The problem is that they expect to be given momentum if they succeed at a task, so (in this adventure) when they try to do a “stealthy” landing, and don’t get given any momentum, they know they’ve mucked things up, and can expect trouble further down the road (which their characters shouldn’t know).
Perhaps the slick way to adjudicate this is to realise that threat points are worth the same as momentum points. Hence the GM could openly treat the task as a difficulty 0 task, giving the players 1 momentum for each success they muster up. Thus at the time of the landing, the players simply get rewarded for doing a good job, and have no idea that they’ve actually failed.
If the players get less than 4 successes (they fail), the GM takes 1 threat for each success they earned. Effectively, the amount of GM threat balances the player momentum, equivalent to the players having earned no momentum.
Alternatively, if the players get 4 or more successes, the GM just takes 4 threat. For example, if they got 5 successes, they get 5 momentum, but the GM gets 4, which is equivalent to giving them 1 momentum (with no threat): the reward they would have received if rolling openly against a difficulty 4 task.
This way, the momentum/threat rewards stay balanced as if the task was done openly, but the players don’t know that they’ve actually failed at the task based on not receiving momentum.

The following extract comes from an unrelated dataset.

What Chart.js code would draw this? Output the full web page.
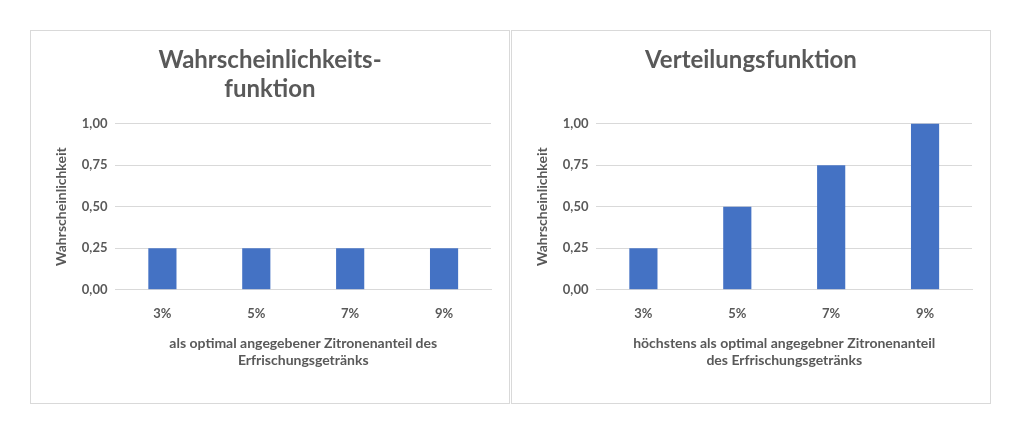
<!DOCTYPE html>
<html><head><meta charset="utf-8">
<script src="https://cdn.jsdelivr.net/npm/chart.js@4"></script>
<style>
body{margin:0;background:#fff;width:1024px;height:438px;position:relative;font-family:Lato}
.box{position:absolute;top:30px;width:480px;height:374px;border:1px solid #d9d9d9;box-sizing:border-box}
</style></head><body>
<div class="box" style="left:30px"><canvas id="c1"></canvas></div>
<div class="box" style="left:511px"><canvas id="c2"></canvas></div>
<script>
const categories=["3%","5%","7%","9%"];
const pmf=[0.25,0.25,0.25,0.25];
const cdf=[0.25,0.5,0.75,1.0];
const yTicks=[0,0.25,0.5,0.75,1];
const grey='#595959';
function mk(id,data,title,xtitle){
 new Chart(document.getElementById(id),{type:'bar',
  data:{labels:categories,datasets:[{data:data,backgroundColor:'#4472c4',barPercentage:0.3,categoryPercentage:1}]},
  options:{responsive:false,animation:false,devicePixelRatio:1,
   layout:{padding:{left:18,right:18,top:4,bottom:30}},
   plugins:{legend:{display:false},tooltip:{enabled:false},
    title:{display:true,text:title,color:grey,font:{family:'Lato',size:24,weight:'bold'},padding:{top:11,bottom:20},lineHeight:1.65}},
   scales:{
    y:{min:0,max:1,afterBuildTicks:a=>{a.ticks=yTicks.map(v=>({value:v}))},
     ticks:{color:grey,font:{family:'Lato',size:13,weight:'bold'},padding:8,callback:v=>v.toFixed(2).replace('.',',')},
     grid:{color:'#d9d9d9',drawTicks:false},border:{display:false},
     title:{display:true,text:'Wahrscheinlichkeit',color:grey,font:{family:'Lato',size:14,weight:'bold'}}},
    x:{ticks:{color:grey,font:{family:'Lato',size:13,weight:'bold'},padding:8},
     grid:{display:false},border:{color:'#d9d9d9'},
     title:{display:true,text:xtitle,color:grey,font:{family:'Lato',size:14,weight:'bold'},lineHeight:1.5,padding:{top:6}}}
   }}});
}
for(const id of ['c1','c2']){const c=document.getElementById(id);c.width=478;c.height=372;}
mk('c1',pmf,['Wahrscheinlichkeits-','funktion'],['als optimal angegebener Zitronenanteil des','Erfrischungsgetränks']);
mk('c2',cdf,['Verteilungsfunktion',''],['höchstens als optimal angegebner Zitronenanteil','des Erfrischungsgetränks']);
</script></body></html>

My take on this would be to consider what the Momentum really represents in-game. A sort of satisfaction and level of confidence? I think it’s OK in very rare cases, like where the characters should not know for certain if their Stealth was successful enough, or whether their attempt to bypass the silent alarm worked, then the Player doesn’t get the Momentum until they eventually find out (when the character gets to feel smug about it!).
As an alternative, you could ask them whether they think that’s a good enough result “What do you think the Difficulty probably was?” and give them Momentum based on that number. It’s open to a bit of abuse, but Dune Players are a cut above average role-players, aren’t they?
I do the same sometimes, its a good plan to keep them on their toes.
You could even go as far as to keep the amount of momentum they have hidden and just ask them if they want to spend it, just saying no if they don’t have enough.